The steps are as follows:

  1. Voice platform receives a call and starts session.

    A session begins when a call comes into the telephony interface. A call can arrive from the PSTN or a VoIP (Voice over IP) protocol such as a SIP INVITE.

    A speech application is a collection of one or more VoiceXML documents, each composed of one or more dialogs. The documents share a common application root document containing variable declarations, scripts, links, grammars, event handlers, and properties that are available throughout the application.

    The VoiceXML context learns about a new telephone call from the telephony interface, it connects to the appropriate application, and opens the first VoiceXML page.
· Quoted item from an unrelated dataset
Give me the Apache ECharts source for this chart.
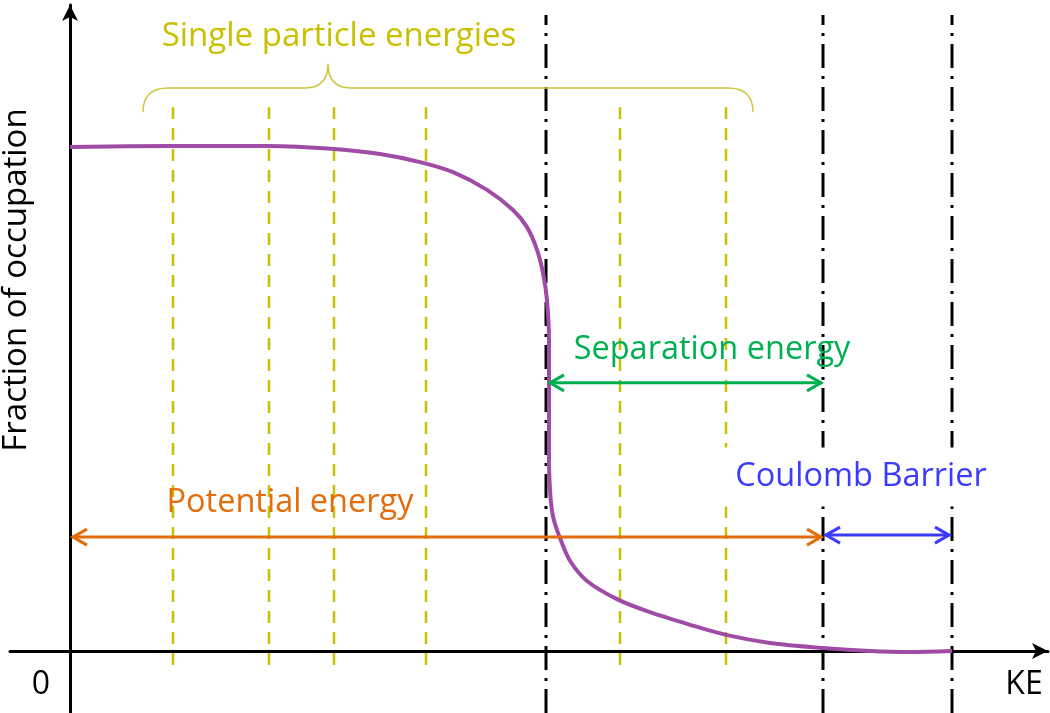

This single VoiceXML document serves as the application entry point.

    The voice browser fetches and interprets the VoiceXML document. It sends a SIP INVITE request (in MRCPv1, an RTSP SETUP message) to establish a session with Speech Server. The session includes an MRCP control channel and a Real-Time Protocol (RTP) or Secure Real-Time Protocol (SRTP) channel between the telephony interface and Speech Server for audio (and DTMF) input and output.

    As the call progresses, the voice browser requests needed grammars, scripts, recorded audio, XML data, and fetches additional VoiceXML documents as required by the application.

  2. Application requests a prompt.

    Applications typically issue a prompt to acknowledge the call; for example, “Hello, thank you for calling.”

    Most deployed applications use a combination of prompts: prerecorded audio for prompts known in advance, and speech synthesis for prompts created at runtime (for example, to play account balances or any changing data).

    Early in the application development cycle, developers may use Vocalizer to synthesize prompts, because they don’t know the text of the final prompts and have not recorded them. Later in the cycle, developers usually replace most text-to-speech prompts with prerecorded audio, which has advantages for performance.

    When the application requests a prompt, the voice platform interprets the request and generates an MRCP SPEAK request with the necessary information: the URI of a recorded prompt; or desired language, voice, and so on for a synthesized prompt. (If a third-party IVR or telephony platform is used, the voice browser might fetch a prerecorded audio file directly from a prompt server, but most systems get their prompts from Vocalizer.)

    Once Speech Server receives the MRCP SPEAK request, it forwards the prompt request to Vocalizer.

  3. Vocalizer queues the prompt.

    Vocalizer generates audio from the text included in the SPEAK request—either from a prerecorded file or by synthesis, sends an IN-PROGRESS event to the browser, and sends the audio to Speech Server, which puts the prompt into a queue. The prompt (or concatenated sequence of prompts) remains in the queue until the application requests user input. When the prompt has been played into the media stream, Vocalizer sends a SPEAK-COMPLETE event to the browser.

    The system does not queue prompts in all situations. Sometimes, it fetches and plays prompts immediately. For example, see the fetchhint parameter in the Speech Suite documentation). This VoiceXML construct names the grammar, prompt, and recognition request all at once:

    <field name="quantity">
      <grammar type="application/srgs+xml" src="/grammars/number.grxml"/>
      <prompt>How many?</prompt>
    </field>
  4. Prompt plays when the application requests a recognition.
  5. When the application requests recognition, the voice browser sends a standard MRCP RECOGNIZE request (with accompanying properties), and the system plays the queued prompts on the audio channel, and returns an MRCP message to the browser confirming that the prompt was played.

    Here are details for the system’s response to the RECOGNIZE request:

    1. Speech Server requests a recognition server.

      For systems that use load balancing, Speech Server requests the Nuance resource manager to find an appropriate recognition server. Based on the characteristics contained in the RECOGNIZE request, the resource manager selects the appropriate recognition server with the lightest load, and sets up a connection between that recognition server and Speech Server.

    2. After establishing the connection, the resource manager drops out of the session, and the recognition server and Speech Server communicate directly.
    3. When the caller responds with speech (known as an utterance) or DTMF (touchtones), the voice platform forwards it to Speech Server on an audio channel, and Speech Server sends the audio to the recognizer for processing.
  6. Caller interrupts a prompt.

    If the caller does not wait for the prompt to complete, but starts speaking right away, the recognizer identifies the interruption and notifies Speech Server to stop playing the prompt. This feature is known as barge-in.

  7. Recognition server returns results to the application.

    Once the recognition server processes the audio, it sends the results (an array with the n-best list) through Speech Server to the voice browser, which passes the result to the application. Typically, the application uses ECMAScript to fetch the result using the shadow variable application.lastresult$. See the Speech Suite documentation for information on getting recognition results.

    Depending on the content of the recognition result, the cycle begins again, either with a new prompt or a call termination.